5. A fluid ejection assembly as in claim 1, wherein the fluid circulation pump is disposed adjacent to the fluid slot at the inlet to the fluid channel.

6. A fluid ejection assembly as in claim 1, comprising multiple fluid channels separated in part by channel barriers and a fluid circulation pump associated with each fluid channel, wherein each pump is associated with a different plurality of drop generators to circulate fluid from the fluid slot and back into the fluid slot through each drop generator in its associated different plurality of drop generators.

7. A fluid ejection assembly as in claim 6, comprising a shared fluid circulation path whereby fluid circulating back into the fluid slot through drop generators of a first plurality of drop generators mixes with fluid circulating back into the fluid slot through drop generators of a second plurality of drop generators.

8. A fluid ejection assembly as in claim 1, wherein the fluid circulation pump comprises multiple thermal resistors capable of independent control to generate varying fluid circulation flow rates through varying fluid vaporization energies.

9. A fluid ejection assembly as in claim 1, wherein the pump is selected from a group of pumps consisting of a thermal resistor pump, a piezoelectric actuator pump, an electrostatic pump, an electro hydrodynamic pump, and a peristaltic pump.

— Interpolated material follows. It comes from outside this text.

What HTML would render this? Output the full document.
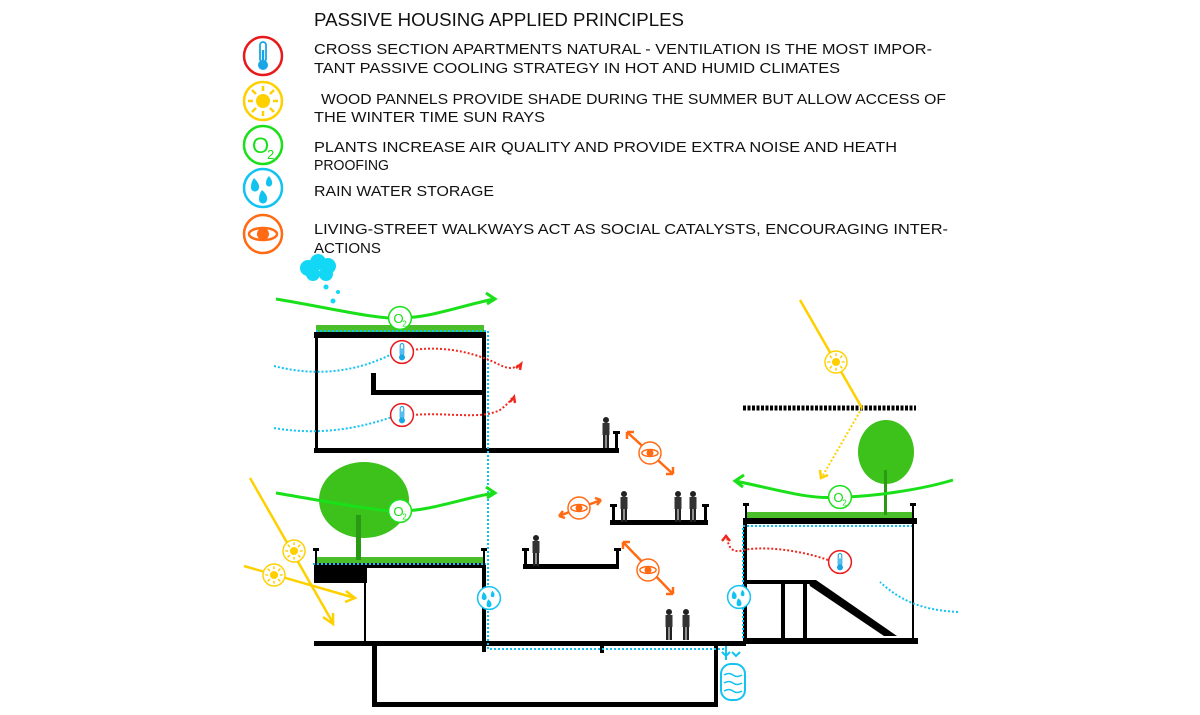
<!DOCTYPE html>
<html><head><meta charset="utf-8"><style>
html,body{margin:0;padding:0;background:#fff;}
svg{display:block;}
text{font-family:"Liberation Sans",sans-serif;}
</style></head><body>
<svg width="1200" height="715" viewBox="0 0 1200 715" xmlns="http://www.w3.org/2000/svg">
<defs>
<g id="therm"><circle r="19" fill="#fff" stroke="#e8191b" stroke-width="2.5"/><rect x="-3" y="-14" width="6" height="20" rx="3" fill="none" stroke="#19a5e6" stroke-width="1.8"/><rect x="-1.2" y="-6" width="2.4" height="12" fill="#19a5e6"/><circle cy="9" r="5" fill="#19a5e6"/></g>
<g id="sun"><circle r="19" fill="#fff" stroke="#ffd000" stroke-width="2.5"/><circle r="7" fill="#ffd000"/><g stroke="#ffd000" stroke-width="2.5"><line x1="0" y1="-10" x2="0" y2="-15"/><line x1="0" y1="10" x2="0" y2="15"/><line x1="-10" y1="0" x2="-15" y2="0"/><line x1="10" y1="0" x2="15" y2="0"/><line x1="7" y1="7" x2="11" y2="11"/><line x1="-7" y1="-7" x2="-11" y2="-11"/><line x1="7" y1="-7" x2="11" y2="-11"/><line x1="-7" y1="7" x2="-11" y2="11"/></g></g>
<g id="rain"><circle r="19" fill="#fff" stroke="#12c3f2" stroke-width="2.5"/><path d="M-9,-10 q6,6 5,10 a4,4 0 0 1 -8,-1 q0,-5 3,-9z M6,-12 q4,5 3,8 a3,3 0 0 1 -6,-1 q0,-4 3,-7z M-1,2 q6,5 5,10 a4,4 0 0 1 -8,-1 q0,-5 3,-9z" fill="#12c3f2"/></g>
<g id="eye"><circle r="19" fill="#fff" stroke="#ff6a13" stroke-width="2.5"/><ellipse rx="14" ry="6" fill="none" stroke="#ff6a13" stroke-width="2.5"/><circle r="6" fill="#ff6a13"/></g>
<g id="o2"><circle r="19" fill="#fff" stroke="#1ae01a" stroke-width="2.5"/><text x="-11" y="8" font-size="22" fill="#1ae01a">O</text><text x="4" y="14" font-size="13" fill="#1ae01a">2</text></g>
<g id="person"><circle cx="0" cy="-22" r="3" fill="#222"/><rect x="-3.5" y="-19" width="7" height="12" fill="#333"/><rect x="-3" y="-7" width="2.5" height="13" fill="#222"/><rect x="0.5" y="-7" width="2.5" height="13" fill="#222"/></g>
</defs>

<g fill="#111">
<text x="314" y="26" font-size="18" textLength="370" lengthAdjust="spacingAndGlyphs">PASSIVE HOUSING APPLIED PRINCIPLES</text>
<g font-size="15">
<text x="314" y="54" textLength="618" lengthAdjust="spacingAndGlyphs">CROSS SECTION APARTMENTS NATURAL - VENTILATION IS THE MOST IMPOR-</text>
<text x="314" y="73" textLength="526" lengthAdjust="spacingAndGlyphs">TANT PASSIVE COOLING STRATEGY IN HOT AND HUMID CLIMATES</text>
<text x="321" y="104" textLength="625" lengthAdjust="spacingAndGlyphs">WOOD PANNELS PROVIDE SHADE DURING THE SUMMER BUT ALLOW ACCESS OF</text>
<text x="314" y="122" textLength="231" lengthAdjust="spacingAndGlyphs">THE WINTER TIME SUN RAYS</text>
<text x="314" y="152" textLength="583" lengthAdjust="spacingAndGlyphs">PLANTS INCREASE AIR QUALITY AND PROVIDE EXTRA NOISE AND HEATH</text>
<text x="314" y="170" textLength="75" lengthAdjust="spacingAndGlyphs">PROOFING</text>
<text x="314" y="196" textLength="180" lengthAdjust="spacingAndGlyphs">RAIN WATER STORAGE</text>
<text x="314" y="234" textLength="634" lengthAdjust="spacingAndGlyphs">LIVING-STREET WALKWAYS ACT AS SOCIAL CATALYSTS, ENCOURAGING INTER-</text>
<text x="314" y="253" textLength="67" lengthAdjust="spacingAndGlyphs">ACTIONS</text>
</g></g>
<use href="#therm" x="263" y="56"/>
<use href="#sun" x="263" y="101"/>
<use href="#o2" x="263" y="145"/>
<use href="#rain" x="263" y="188"/>
<use href="#eye" x="263" y="234"/>

<g fill="#12d8f5"><circle cx="308" cy="268" r="8"/><circle cx="318" cy="262" r="8"/><circle cx="328" cy="266" r="8"/><circle cx="313" cy="274" r="7"/><circle cx="326" cy="274" r="7"/><circle cx="326" cy="287" r="2.5"/><circle cx="338" cy="292" r="2"/><circle cx="333" cy="301" r="2.5"/></g>

<g fill="#4bbf2a"><rect x="316" y="325" width="168" height="8"/><rect x="316" y="557" width="168" height="8"/><rect x="747" y="512" width="165" height="8"/></g>

<!-- trees -->
<g fill="#3cc21a"><ellipse cx="364" cy="500" rx="45" ry="38"/><ellipse cx="886" cy="452" rx="28" ry="32"/></g>
<rect x="356" y="515" width="5" height="45" fill="#2a9a14"/>
<rect x="884" y="470" width="3" height="45" fill="#2a9a14"/>

<g fill="#000">
<rect x="314" y="332" width="172" height="6"/>
<rect x="315" y="338" width="3" height="112"/>
<rect x="482" y="338" width="4" height="112"/>
<rect x="372" y="390" width="112" height="5"/>
<rect x="371" y="373" width="5" height="22"/>
<rect x="314" y="448" width="305" height="5"/>
<rect x="314" y="563" width="172" height="5"/>
<rect x="314" y="563" width="53" height="20"/>
<rect x="364" y="583" width="2" height="60"/>
<rect x="482" y="563" width="4" height="89"/>
<rect x="314" y="641" width="432" height="5"/>
<rect x="372" y="646" width="5" height="60"/>
<rect x="372" y="702" width="346" height="5"/>
<rect x="714" y="646" width="4" height="60"/>
<rect x="610" y="520" width="98" height="5"/>
<rect x="523" y="564" width="96" height="5"/>
<rect x="743" y="518" width="174" height="6"/>
<rect x="743" y="524" width="4" height="120"/>
<rect x="912" y="524" width="2" height="116"/>
<rect x="745" y="580" width="67" height="4"/>
<rect x="781" y="584" width="4" height="57"/>
<rect x="803" y="584" width="4" height="57"/>
<polygon points="808,580 816,580 897,636 884,636 810,586"/>
<rect x="743" y="638" width="175" height="6"/>
<rect x="600" y="646" width="4" height="7"/>
</g>
<line x1="743" y1="408" x2="916" y2="408" stroke="#000" stroke-width="5" stroke-dasharray="3,1.5"/>
<g fill="#000"><rect x="615" y="432" width="3" height="17"/><rect x="613" y="431" width="7" height="3"/>
<rect x="612" y="505" width="3" height="16"/><rect x="610" y="504" width="7" height="3"/>
<rect x="704" y="505" width="3" height="16"/><rect x="702" y="504" width="7" height="3"/>
<rect x="524" y="549" width="3" height="16"/><rect x="522" y="548" width="7" height="3"/>
<rect x="616" y="549" width="3" height="16"/><rect x="614" y="548" width="7" height="3"/>
<rect x="315" y="549" width="2" height="15"/><rect x="313" y="548" width="6" height="3"/>
<rect x="483" y="549" width="2" height="15"/><rect x="481" y="548" width="6" height="3"/>
<rect x="745" y="504" width="2" height="15"/><rect x="743" y="503" width="6" height="3"/>
<rect x="912" y="504" width="2" height="15"/><rect x="910" y="503" width="6" height="3"/></g>

<use href="#person" x="606" y="442"/>
<use href="#person" x="624" y="516"/>
<use href="#person" x="678" y="516"/>
<use href="#person" x="693" y="516"/>
<use href="#person" x="536" y="560"/>
<use href="#person" x="669" y="634"/>
<use href="#person" x="686" y="634"/>

<g fill="none" stroke="#12c3f2" stroke-width="2" stroke-dasharray="2,2">
<path d="M316,331 H488 V649 H726 M743,638 V526 H912"/>
<path d="M313,564 H486"/>
<path d="M274,366 C320,378 360,370 392,354"/>
<path d="M274,428 C320,436 360,428 392,417"/>
<path d="M958,612 C920,610 900,600 880,582"/>
</g>
<line x1="726" y1="646" x2="726" y2="660" stroke="#12c3f2" stroke-width="2"/>
<path d="M722,652 l4,4 4,-4 M732,652 l4,4 4,-4" stroke="#12c3f2" stroke-width="2" fill="none"/>
<rect x="721" y="664" width="24" height="36" rx="10" fill="#fff" stroke="#12c3f2" stroke-width="2"/>
<path d="M724,675 q5,-3 9,0 t9,0 M724,683 q5,-3 9,0 t9,0 M724,691 q5,-3 9,0 t9,0" stroke="#12c3f2" stroke-width="1.5" fill="none"/>

<g fill="none" stroke="#f0281e" stroke-width="2" stroke-dasharray="2,2">
<path d="M412,350 C450,345 480,355 500,365 C510,370 515,368 520,364"/>
<path d="M412,415 C450,412 480,420 500,410 C505,406 510,402 512,398"/>
<path d="M828,560 C800,550 760,545 740,551 C730,552 728,545 727,536"/>
</g>
<path d="M516,368 l5,-4 -1,6 M510,402 l4,-5 1,6 M722,541 l4,-5 4,5" stroke="#f0281e" stroke-width="2.5" fill="none"/>

<g fill="none" stroke="#1ae01a" stroke-width="3">
<path d="M276,299 C330,308 380,320 400,318 C430,318 460,306 494,299"/>
<path d="M486,293 l9,6 -8,5"/>
<path d="M276,493 C330,502 380,512 400,511 C430,511 460,499 494,493"/>
<path d="M486,487 l9,6 -8,5"/>
<path d="M735,481 C780,490 810,500 838,497 C870,497 920,490 953,480"/>
<path d="M744,475 l-9,6 8,6"/>
</g>

<g fill="none" stroke="#ffd000" stroke-width="2.5">
<path d="M250,478 L333,623"/><path d="M323,617 l10,7 0,-11"/>
<path d="M244,566 L355,598"/><path d="M346,591 l9,7 -10,4"/>
<path d="M800,300 L862,408"/>
</g>
<path d="M862,408 L822,477" stroke="#ffd000" stroke-width="2" stroke-dasharray="2,2" fill="none"/>
<path d="M820,470 l1,8 7,-3" stroke="#ffd000" stroke-width="2.5" fill="none"/>

<g fill="none" stroke="#ff6a13" stroke-width="2.5">
<path d="M627,432 L673,474 M627,432 l0,7 M627,432 l7,0 M673,474 l-7,0 M673,474 l0,-7"/>
<path d="M559,516 L601,500 M559,516 l4,-5 M559,516 l6,2 M601,500 l-6,-2 M601,500 l-4,5"/>
<path d="M623,542 L673,594 M623,542 l0,7 M623,542 l7,0 M673,594 l-7,0 M673,594 l0,-7"/>
</g>

<use href="#o2" x="400" y="318" transform="translate(400,318) scale(0.6) translate(-400,-318)"/>
<use href="#o2" x="400" y="511" transform="translate(400,511) scale(0.6) translate(-400,-511)"/>
<use href="#o2" x="840" y="497" transform="translate(840,497) scale(0.6) translate(-840,-497)"/>
<use href="#therm" x="402" y="352" transform="translate(402,352) scale(0.6) translate(-402,-352)"/>
<use href="#therm" x="402" y="415" transform="translate(402,415) scale(0.6) translate(-402,-415)"/>
<use href="#therm" x="840" y="562" transform="translate(840,562) scale(0.6) translate(-840,-562)"/>
<use href="#sun" x="294" y="551" transform="translate(294,551) scale(0.58) translate(-294,-551)"/>
<use href="#sun" x="274" y="575" transform="translate(274,575) scale(0.58) translate(-274,-575)"/>
<use href="#sun" x="836" y="362" transform="translate(836,362) scale(0.58) translate(-836,-362)"/>
<use href="#rain" x="489" y="598" transform="translate(489,598) scale(0.6) translate(-489,-598)"/>
<use href="#rain" x="739" y="597" transform="translate(739,597) scale(0.6) translate(-739,-597)"/>
<use href="#eye" x="650" y="453" transform="translate(650,453) scale(0.58) translate(-650,-453)"/>
<use href="#eye" x="579" y="508" transform="translate(579,508) scale(0.58) translate(-579,-508)"/>
<use href="#eye" x="648" y="570" transform="translate(648,570) scale(0.58) translate(-648,-570)"/>
</svg>
</body></html>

10. A fluid ejection assembly as in claim 1, wherein each drop generator comprises:

a fluid chamber defined by the chamber layer;

an ejection element formed on the substrate; and

a nozzle outlet formed in the nozzle plate through which the ejection element forces fluid from the fluid chamber.

11. A fluid ejection assembly as in claim 1, further comprising:

an electronic controller to control fluid ejection from the plurality of drop generators.